New York City mayoral candidate Eric Adams prepares to speak to a crowd
New York City mayoral candidate Eric Adams prepares to speak after voting during Primary Election Day at P.S. 81 in the Bedford-Stuyvesant neighborhood of Brooklyn borough in New York City on June 22. (Michael M. Santiago/Getty Images)
 

Tuesday, 29 June 2021 06:45 AM EDT

 New York City will be one step closer to figuring out who the next mayor is when the Board of Elections announces the ranked-choice tally of ballots on Tuesday.

The announcement is still not the final say, as about 124,000 absentee ballots are yet to be counted, but it could solidify Brooklyn Borough President Eric Adams’ lead and demonstrate the strength of his coalition for the Democratic nomination.
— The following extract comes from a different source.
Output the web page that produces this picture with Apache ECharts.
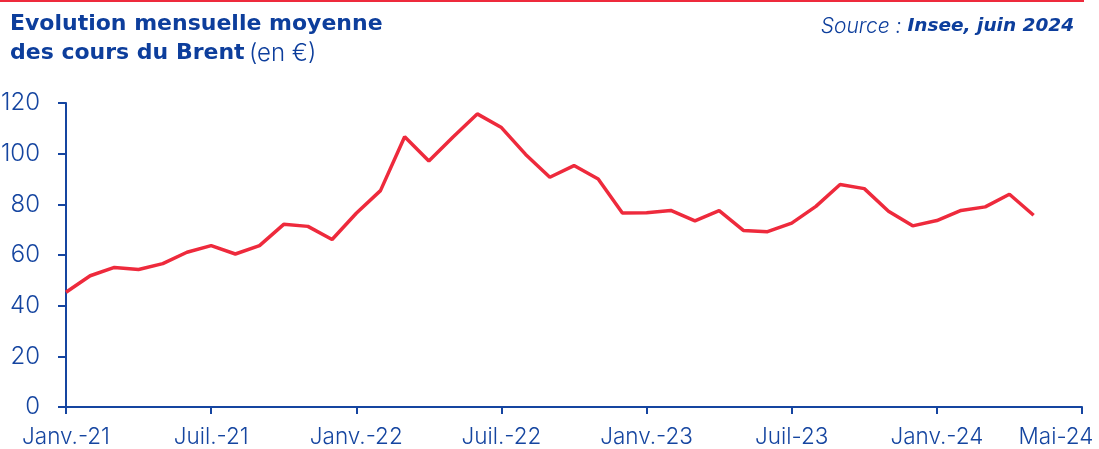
<!DOCTYPE html>
<html lang="fr">
<head>
    <meta charset="UTF-8">
    <title>Brent</title>
    <script src="https://cdn.jsdelivr.net/npm/echarts@6.0.0/dist/echarts.min.js"></script>
    <style>
        html, body { margin: 0; padding: 0; background: #fff; }
        #myChart { width: 1099px; height: 449px; }
    </style>
</head>
<body>
<div id="myChart"></div>
<script>
    // months Jan 2021 -> Jul 2024 (axis runs to Jul-24, data stops at May-24)
    var months = [];
    var monthNames = ['Janv.', 'Févr.', 'Mars', 'Avr.', 'Mai', 'Juin', 'Juil.', 'Août', 'Sept.', 'Oct.', 'Nov.', 'Déc.'];
    for (var y = 21; y <= 24; y++) {
        for (var m = 0; m < 12; m++) {
            if (y === 24 && m > 6) break;
            months.push(monthNames[m] + '-' + y);
        }
    }
    // shown tick labels (index -> text)
    var tickLabels = {0: 'Janv.-21', 6: 'Juil.-21', 12: 'Janv.-22', 18: 'Juil.-22',
        24: 'Janv.-23', 30: 'Juil-23', 36: 'Janv.-24', 42: 'Mai-24'};

    // Brent monthly average, euros
    var brent = [45.3, 51.8, 55.1, 54.3, 56.6, 61.1, 63.7, 60.4, 63.7, 72.1, 71.3, 66.1,
        76.5, 85.4, 106.7, 97.1, 106.6, 115.7, 110.3, 99.7, 90.7, 95.3, 90.0, 76.6,
        76.7, 77.6, 73.5, 77.5, 69.7, 69.2, 72.6, 79.2, 87.8, 86.2, 77.3, 71.5,
        73.6, 77.6, 79.0, 84.0, 75.7];

    var blue = '#1545a0';
    var titleBlue = '#0d3e9c';
    var font = 'Inter';
    var titleFont = 'DejaVu Sans';

    var myChart = echarts.init(document.getElementById('myChart'));

    var option = {
        animation: false,
        textStyle: { fontFamily: font },
        graphic: [
            { type: 'rect', left: 0, top: 0, shape: { width: 1084, height: 2 }, style: { fill: '#ee2a3c' } }
        ],
        title: [{
            left: 10, top: 10, padding: 0,
            text: '{b|Evolution mensuelle moyenne}\n{b|des cours du Brent} {n|(en €)}',
            textStyle: {
                rich: {
                    b: { fontFamily: titleFont, fontWeight: 'bold', fontSize: 22, color: titleBlue, lineHeight: 29 },
                    n: { fontFamily: font, fontWeight: 300, fontSize: 24, color: titleBlue, lineHeight: 29 }
                }
            }
        }, {
            right: 25, top: 16, padding: 0,
            text: '{l|Source : }{b|Insee, juin 2024}',
            textStyle: {
                rich: {
                    l: { fontFamily: font, fontStyle: 'italic', fontWeight: 300, fontSize: 21, color: titleBlue },
                    b: { fontFamily: titleFont, fontStyle: 'italic', fontWeight: 'bold', fontSize: 18.5, color: titleBlue }
                }
            }
        }],
        grid: { left: 66, right: 17, top: 103, bottom: 42, outerBoundsMode: 'none' },
        xAxis: {
            type: 'category',
            data: months,
            boundaryGap: false,
            axisLine: { lineStyle: { color: blue, width: 2 } },
            axisTick: {
                length: 7,
                lineStyle: { color: blue, width: 2 },
                interval: function (i) { return i % 6 === 0; }
            },
            axisLabel: {
                interval: function (i) { return i % 6 === 0; },
                formatter: function (v, i) {
                    var t = tickLabels[i] || '';
                    // last label sits partly left of its tick, as in the source
                    return i === 42 ? t + '{s|}' : t;
                },
                rich: { s: { width: 52 } },
                color: blue, fontSize: 22.5, fontWeight: 300, margin: 19, fontFamily: font,
                hideOverlap: false
            },
            splitLine: { show: false }
        },
        yAxis: {
            type: 'value',
            min: 0, max: 120, interval: 20,
            axisLine: { show: true, lineStyle: { color: blue, width: 2 } },
            axisTick: { show: true, length: 8, lineStyle: { color: blue, width: 2 } },
            axisLabel: { color: blue, fontSize: 24, fontWeight: 300, margin: 26, fontFamily: font },
            splitLine: { show: false }
        },
        series: [{
            type: 'line',
            data: brent,
            showSymbol: false,
            lineStyle: { color: '#ee2a3c', width: 3.5 },
            itemStyle: { color: '#ee2a3c' }
        }]
    };
    myChart.setOption(option);
</script>
</body>
</html>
The results will give voters a sense of who would have won the election if absentee ballots weren’t factored in.

In the first results released on Election Day, June 22, Adams led with about 31%, followed by civil rights lawyer Maya Wiley with 22% and former city Sanitation Commissioner Kathryn Garcia with about 19.5%.

The fourth candidate in line, former Democratic presidential candidate Andrew Yang, conceded last Tuesday when he received 11.7% of the vote, but he may have aided Garcia in the last days of the race by campaigning with her and asking his supporters to list her as a second-choice on their ballots.

The outstanding absentee ballots, which won’t be counted until July 6, are likely to favor Adams: 44% came from state Assembly districts where he led in the early and election-day voting, compared to 32% from Garcia-led districts and 14% where Wiley leads.

On Tuesday, the Board of Elections is scheduled to release the early voting and Election Day results of the rounds of ranked-choice voting, which the city is using for the first time in race as big as the mayor’s election and which makes declaring a winner complicated.

Under the system, voters can rank their top five preferences, with the Board of Elections eliminating the last-place candidate and transferring those votes round-by-round until two candidates remain. Tuesday’s release will reveal the support of the candidates after the ranked-choice rounds but before the absentee ballots are factored in. Then on July 6, the city will release the results of the absentee ballots. Whichever candidate has the most votes in the last round, once all the votes are counted, is the winner.

Coming out of the Election Day tally, Adams holds a 75,512 vote edge over Wiley, and a 97,422 vote lead over Garcia. FairVote -- the ranked-choice advocacy organization that pushed for the new system and accurately predicted Adams’ election-day lead -- ran a ranked-choice voting simulation that forecast Adams would win in a final round of ranked-choice voting with 56.7% of the vote.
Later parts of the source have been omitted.